Yup’ik seal mask, Alaska (around 1870s)
Tambaran, New York
$100,000
This late 19th century mask, made of painted cedar wood, was created by the Yup’ik people of southwestern Alaska and represents a seal’s face and four flippers. Yup’ik shamans instructed carvers on how to fashion such animal masks, which were worn in dance ceremonies prior to seasonal hunts. Seals are especially revered in Yup’ik culture, and this ritual mask was intended as a devotional object to seals, in thanks for their vital role in Alaskan villages. As well as serving as a source of meat, seal intestines are repurposed as waterproof garments, stomachs are used as containers and skins are made into rope, clothing and other materials. Because such masks were traditionally destroyed after ceremonies, few examples remain in private hands. A smaller 20th century “seal mask”, offered in poorer condition, made around $4,000 when it surfaced at auction in 2016. More complex variations of Yup’ik masks, depicting other animals as well as medicine men, can be found in major collections of ethnographic works of art, including the Metropolitan Museum of Art, New York, and the British Museum, London.

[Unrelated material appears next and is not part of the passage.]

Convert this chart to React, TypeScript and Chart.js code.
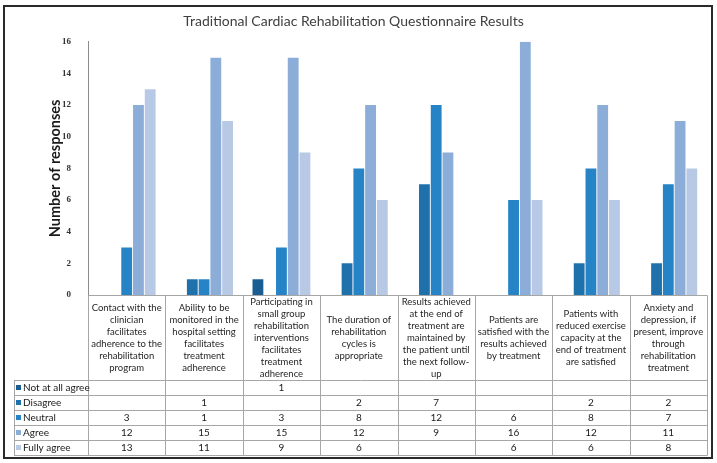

Four panel gilt leather screen (around 1750)
Philip Colleck, New York
$48,000
This mid-18th century English folding screen is decorated with oil paintings on leather of Chinoiserie motifs. The earliest surviving folding screens are Chinese, with some dating to the 8th century AD, and both Chinese and Japanese imports were popular in the European market in the 17th and 18th centuries. Around this time, Western adaptions also emerged, and, Mark Jacoby of the gallery says, “the English had a good reputation for producing the finest leather painted screens, and exported them throughout Europe”. Such screens also became popular in the French market; in 1899, Odilon Redon was commissioned to create a series of 17 decorative panels for the Château de Domecy-sur-le-Vault—two are now in the collections of the Musée d'Orsay, Paris and the Getty Museum, Los Angeles. As with this screen, images were typically rendered in a vertical pattern. This panel retains its original tooled gilt leather background and paint. Similar examples can be found in the collections of the British Museum, London and the Metropolitan Museum of Art, New York.
Jizō Bosatsu bronze (around 1392-1572)
Michael Goedhuis, New York and London
$220,000
This Japanese bronze, dating from the Muromachi period, depicts the Buddhist deity Jizō Bosatsu, one of the four principal bodhisattvas of Mahayana Buddhism, known as the guardian of travellers and the weak. The figure is the only Buddhist deity to be shown as “both bodhisattva and a monk, being therefore both human and divine—the intermediary between men and the Buddha”, Goedhuis says. He is shown sitting down and without a staff—unusual for such sculptures of Jizō Bosatsu, who is more commonly shown standing upright and holding a monk’s staff, called a shakujō, with six suspended rings—and carries a Mani (wish-granting) jewel in his left hand. The clay core remaining in the sculpture underwent a thermoluminescence dating test at Oxford University that “reinforces our stylistic dating—it’s rare for us to be able to find a clay core on sculptures”, Goedhuis says. The image of Jizō Bosatsu, one of the most popular and widely depicted deities in Japan, was traditionally made for temples and occasionally for private residences. One similar but smaller example belongs to the collection of the Royal Ontario Museum, Toronto.